29 percent of consumers 'upside-down' on car loans

I get so frustrated when I hear people try to justify buying an expensive car they can’t really afford by saying, “Well, it’ll hold its value.”

The truth is, no vehicle holds its value unless it’s a classic or rare car.

The average vehicle retains only about 35 percent of its original value after a five-year ownership period, meaning that a car bought new today for $20,000 will be worth $7,000 after five years.

Car valuations matter because an increasing number of consumers are upside-down on their auto loans, meaning they owe more than the car is worth. In the first quarter of this year, 29 percent of consumers were upside-down on their vehicles, according to Kelley Blue Book, a leading provider of new- and used-vehicle information. Additionally, on average people traded in cars on which they still owed more than $3,600.

And what do these buyers do with that loan balance when they want another car?

They roll that negative equity – the $3,600 and often much more – into yet another vehicle loan.

“It is a pandemic,” says Jack Nerad, executive market analyst for Kelley Blue Book.

It also is financial lunacy. And making matters worse are risky lending practices similar to what we’ve been seeing in the mortgage industry.

To make the loans work for many of these subprime borrowers, who typically have shaky credit, lenders are offering car loans with longer payment periods.

The same factors that are pushing subprime homeowners into foreclosure – rising interest rates on credit cards and home loans – could cause subprime car owners to default on their vehicle loans, said David McKay, senior director of auto finance and insurance at J.D. Power and Associates, a marketing research firm.

Let’s say you push your budget and purchase that pricey car. Then something changes – your income drops or your mortgage increases. You no longer can afford the car. However, because you took out a long loan with little money down, you owe more on the car than it is worth.

To stop this madness, there are at least two things you should do.

First, use a 48-month car loan as a benchmark for affordability. If you can’t handle the monthly payments with a four-year loan, you probably can’t afford the vehicle you’d like to buy. Keeping the loan to 48 months or less also reduces the chance that you’ll be upside-down on your car should you need to trade it or sell it.

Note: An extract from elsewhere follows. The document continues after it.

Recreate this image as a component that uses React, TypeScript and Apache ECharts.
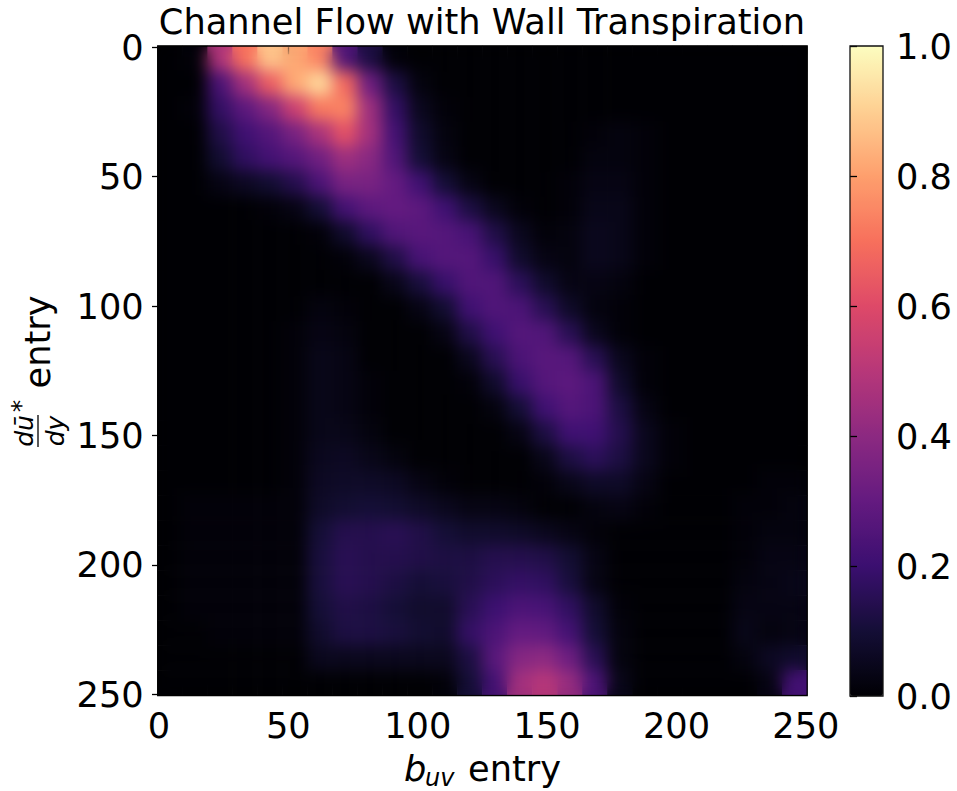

Next you should research the resale value of the car you’re interested in purchasing. This will help you see that getting a long loan on a particular model could be trouble, especially if you tend to trade in and out of cars. Kelley Blue Book now provides a depreciation chart on its Web site (www.kbb.com) that shows projected resale values for all new vehicles. On the Kelley Web site, as well as at www.edmunds.com and www.consumerreports.org, you can find lists of the best and worst vehicles for depreciation.

But even if the car you select has a good resale rating, it’s still a depreciating asset.

There is a substantial difference between assets that have the potential to appreciate or that truly hold their value versus those that depreciate year after year. Your goal should be to put more of your money in appreciating assets.